The spike in government bond yields spilled over into U.S. equities, triggering a steady slide for the Nasdaq Composite
which ended in correction territory on Monday, but was trading 4% higher Tuesday as markets stabilized.
Since last month’s ill-fated Treasury sale, long-term government bond yields have looked to carve out a new range, but at a much higher plateau than at the end of 2020.
The 10-year Treasury note yield
fell 5.7 basis points to 1.537% Tuesday, after trading as high as 1.60% Monday. Meanwhile, the 30-year bond yield
slipped 3.9 basis points to 2.265%. Bond prices move inversely to yields.
A longstanding concern in the Treasury market has been that broker-dealers might experience periods of limited capacity on their balance sheets to make markets, thanks to post-2008 financial regulations that limited the risks banks could take. Most “primary” broker-dealers in the U.S. Treasury debt market are housed within large, global banks.
Indeed, analysts blamed a lack of willing buyers and a crowd of sellers for the poor 7-year note auction. Left to sop up the rest of the unsold Treasurys, dealers pushed yields higher in a bid to get the bonds off their books.
Marvin Loh, senior global market strategist at State Street, said yields could “certainly push higher if some of the market functioning issues crop up,” in an interview.

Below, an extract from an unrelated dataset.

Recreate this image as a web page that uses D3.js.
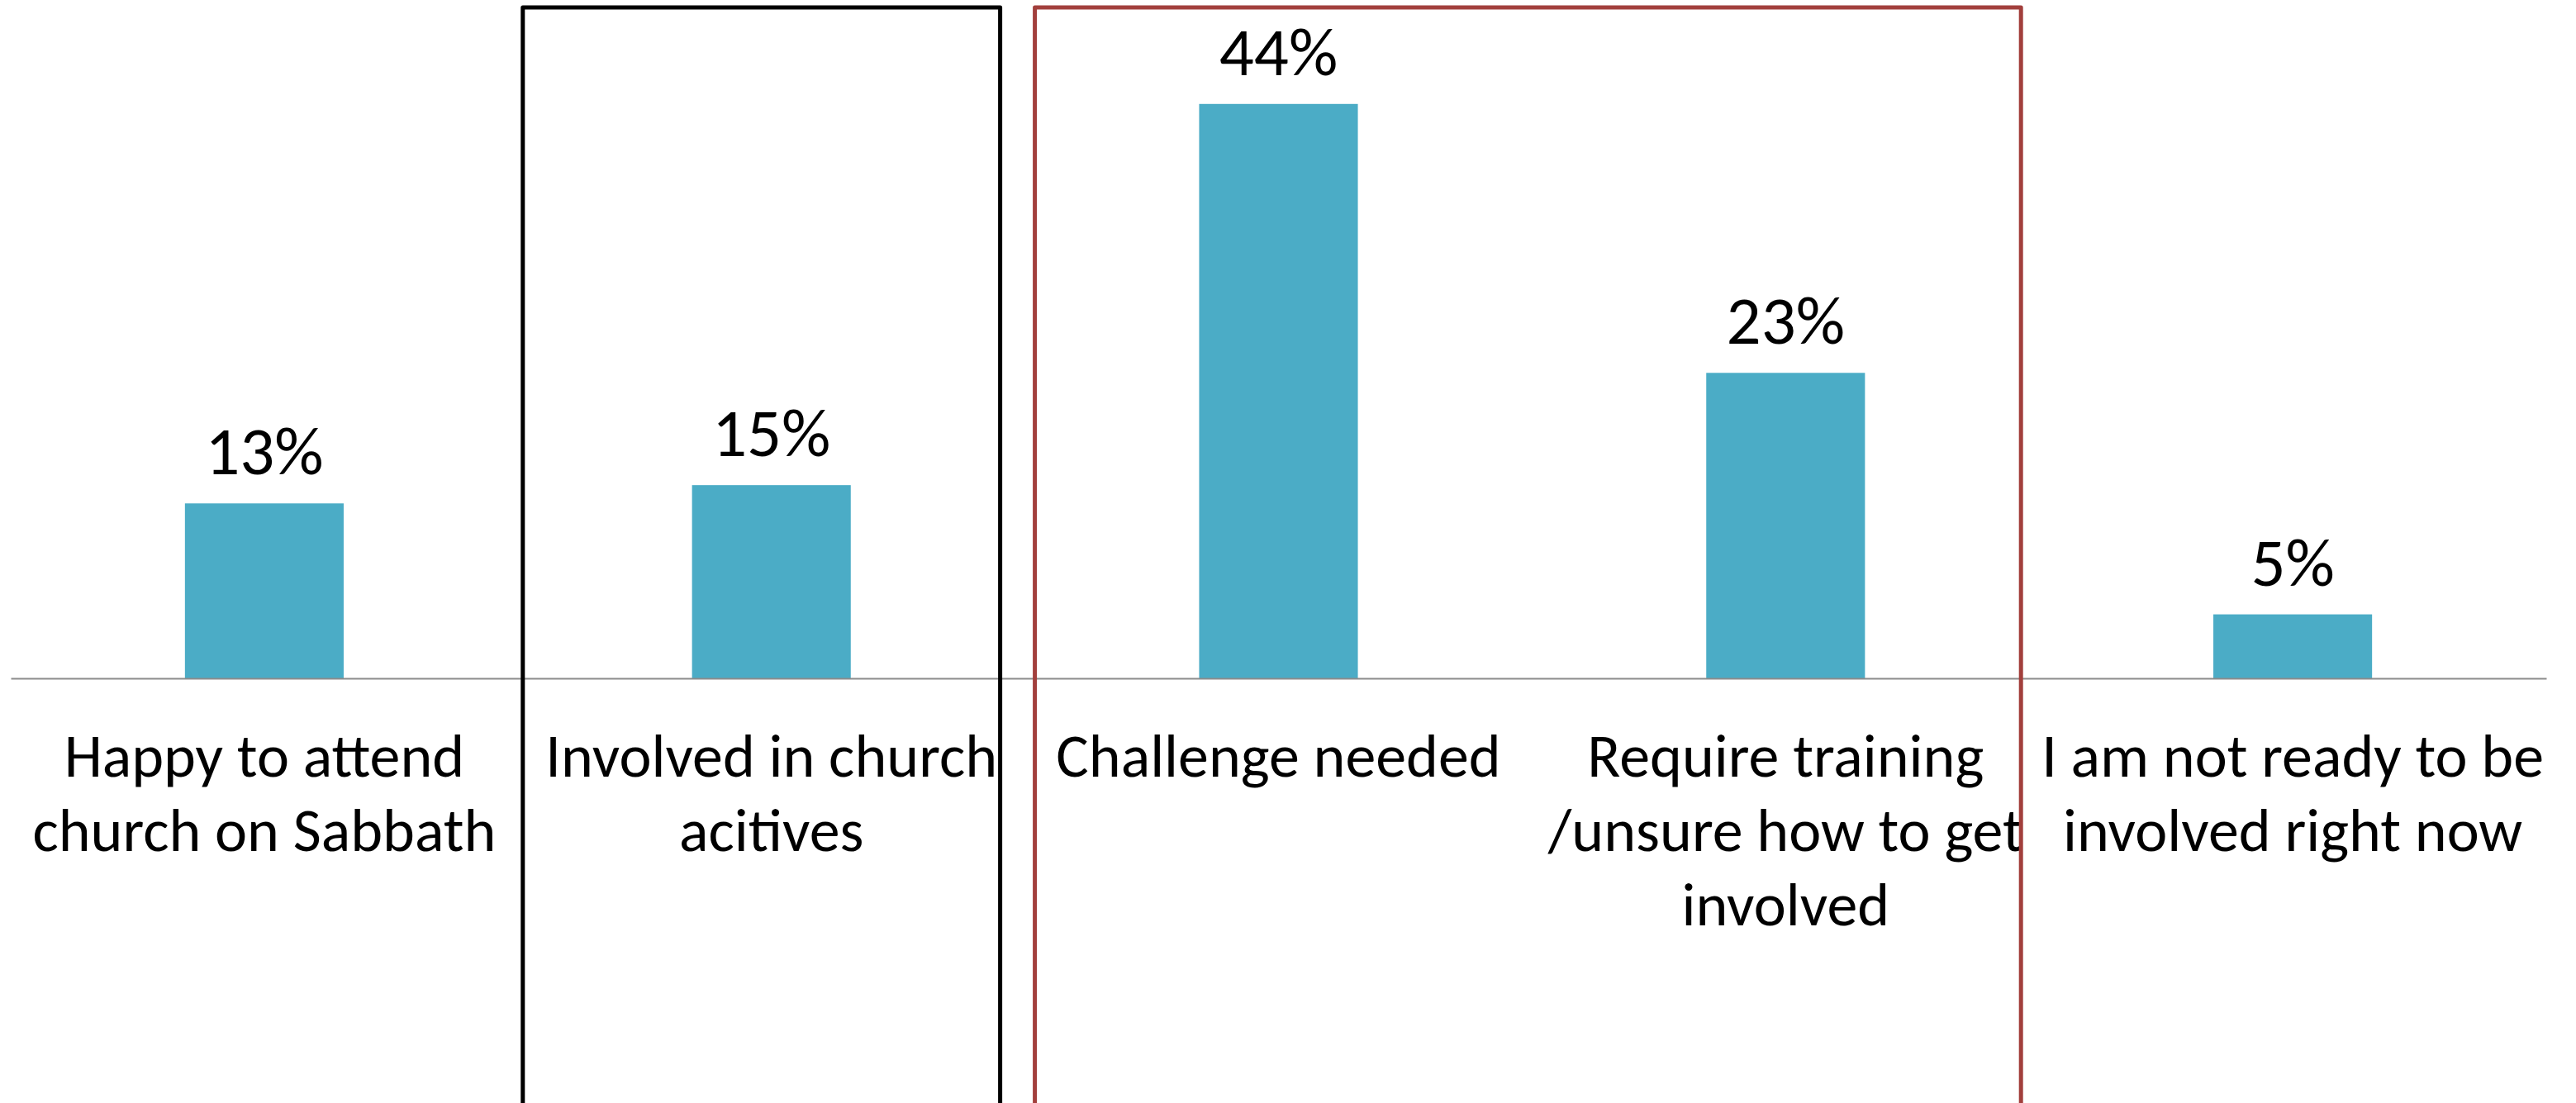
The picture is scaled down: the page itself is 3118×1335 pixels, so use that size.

Despite all the concerns around appetite for the midweek debt sales, demand at least for the 10-year note likely will remain robust, largely for the same reason some market players worry the sale will struggle to draw buyers, according to Subadra Rajappa, head of U.S. rates strategy at Société Générale.
Specifically, the intense appetite for shorting bonds has made it difficult to source one of the more popular 10-year Treasury notes. As a result, the cost to borrow money for a short period, in return for lending out the benchmark debt security, turned negative last week, meaning investors have begun to pay interest to temporarily own the bonds.
This week’s auctions could help alleviate the scarcity of the notes, said Loh.